Martine Segalen, dans "Rites et rituels contemporains" (1998), complète ce point de vue. Pour elle, dans les bizutages comme dans les rites d’initiation africains, le rituel vise à façonner un homme nouveau. Il constitue un groupe de pairs, une communauté soudée. Le bizutage permet au groupe de sélectionner et de reconnaître les plus aptes, il teste l’endurance physique et psychologique des nouveaux. Ainsi, le bizutage est bénéfique ; pour l’administration, car il met en place une communauté d’élèves avec laquelle elle pourra dialoguer, mais aussi pour la société car elle met en place des solidarités intermédiaires entre les individus et l’Etat et évite une trop grande individuation.
Ces arguments sont souvent repris par les bizuteurs. Ceux-ci, surtout quand le bizutage existe depuis longtemps, défendent le sens de cette manifestation, ainsi que les valeurs et les traditions qu’il perpétue. Pour eux, le bizutage crée une communauté fraternelle et il perpétue l’esprit de l’école. Ceux-ci mettent aussi l’accent sur les relations chaleureuses entre étudiants qu’il crée, ce qui permet de compenser un esprit de compétition trop vif.
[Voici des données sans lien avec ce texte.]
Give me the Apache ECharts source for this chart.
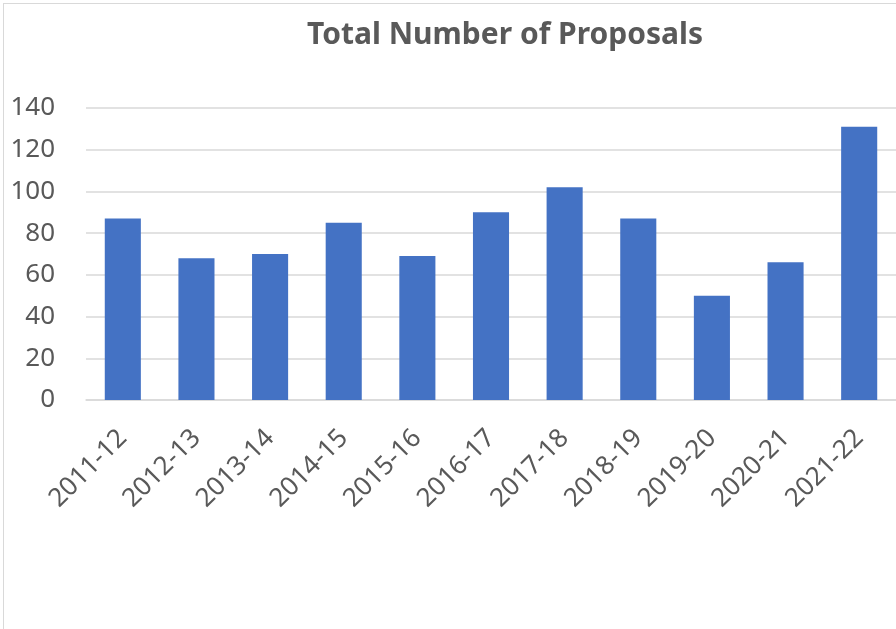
<!DOCTYPE html>
<html>
<head>
<meta charset="utf-8">
<script src="https://cdn.jsdelivr.net/npm/echarts@6/dist/echarts.min.js"></script>
<style>
    html, body { margin: 0; padding: 0; background: #fff; }
    .frame {
        position: absolute; left: 3px; top: 3px; width: 893px; height: 626px;
        border-left: 1px solid #d9d9d9; border-top: 1px solid #d9d9d9;
    }
    #chart { position: absolute; left: 0; top: 0; width: 896px; height: 629px; }
</style>
</head>
<body>
<div class="frame"></div>
<div id="chart"></div>
<script>
    // 年度
    var categories = ['2011-12', '2012-13', '2013-14', '2014-15', '2015-16', '2016-17',
        '2017-18', '2018-19', '2019-20', '2020-21', '2021-22'];
    // 提案数
    var proposals = [87, 68, 70, 85, 69, 90, 102, 87, 50, 66, 131];
    var yTicks = [0, 20, 40, 60, 80, 100, 120, 140];

    var textColor = '#595959';
    var font = 'Noto Sans';

    var myChart = echarts.init(document.getElementById('chart'));
    myChart.setOption({
        backgroundColor: 'transparent',
        animation: false,
        title: {
            text: 'Total Number of Proposals',
            left: 500,
            top: 15,
            textAlign: 'center',
            textStyle: { color: textColor, fontSize: 30, fontWeight: 'bold', fontFamily: font }
        },
        grid: { left: 86, right: 0, top: 108, bottom: 229, containLabel: false },
        xAxis: {
            type: 'category',
            data: categories,
            axisLine: { lineStyle: { color: '#d9d9d9', width: 1.5 } },
            axisTick: { show: false },
            axisLabel: {
                rotate: 45, margin: 34, interval: 0,
                color: textColor, fontSize: 26, fontFamily: font
            }
        },
        yAxis: {
            type: 'value',
            min: yTicks[0],
            max: yTicks[yTicks.length - 1],
            interval: 20,
            axisLine: { show: false },
            axisTick: { show: false },
            splitLine: { lineStyle: { color: '#d9d9d9', width: 1.5 } },
            axisLabel: { margin: 31, color: textColor, fontSize: 26, fontFamily: font }
        },
        series: [{
            name: 'Total Number of Proposals',
            type: 'bar',
            data: proposals,
            barWidth: '49%',
            itemStyle: { color: '#4472C4' }
        }]
    });
</script>
</body>
</html>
Les différences entre bizutage et rite d'initiation :
Les adversaires des explications anthropologique du bizutage font remarquer les nombreuses différences importantes entre les rites d’initiation des sociétés pré-modernes et les bizutages modernes. Tout d’abord, dans le déroulement : ce ne sont pas des adultes qui donnent l’initiation aux jeunes, mais des jeunes qui forcent des plus jeunes à leur obéir. Dans les cérémonies traditionnelles, le but est de transmettre une mythologie, des enseignements, ce qui souvent n’est pas le cas dans le bizutage. De plus, le bizutage ne fait pas passer l’enfant au statut d’adulte. Le nouveau obtient seulement un statut transitoire d’étudiant. La différence est que nous sommes aujourd’hui dans des sociétés de l’écrit, ou le vrai rite de passage est l’examen. Le bizutage ressemblerait donc plus à un simulacre d’initiation, à une cérémonie qui n’aurait pas, loin de là, le sens et l’importance d’un rite de passage. Le bizutage serait donc, au sens de ses détracteurs, rien d’autre que ce qu’il semble être à première vue, c'est-à-dire une humiliation publique.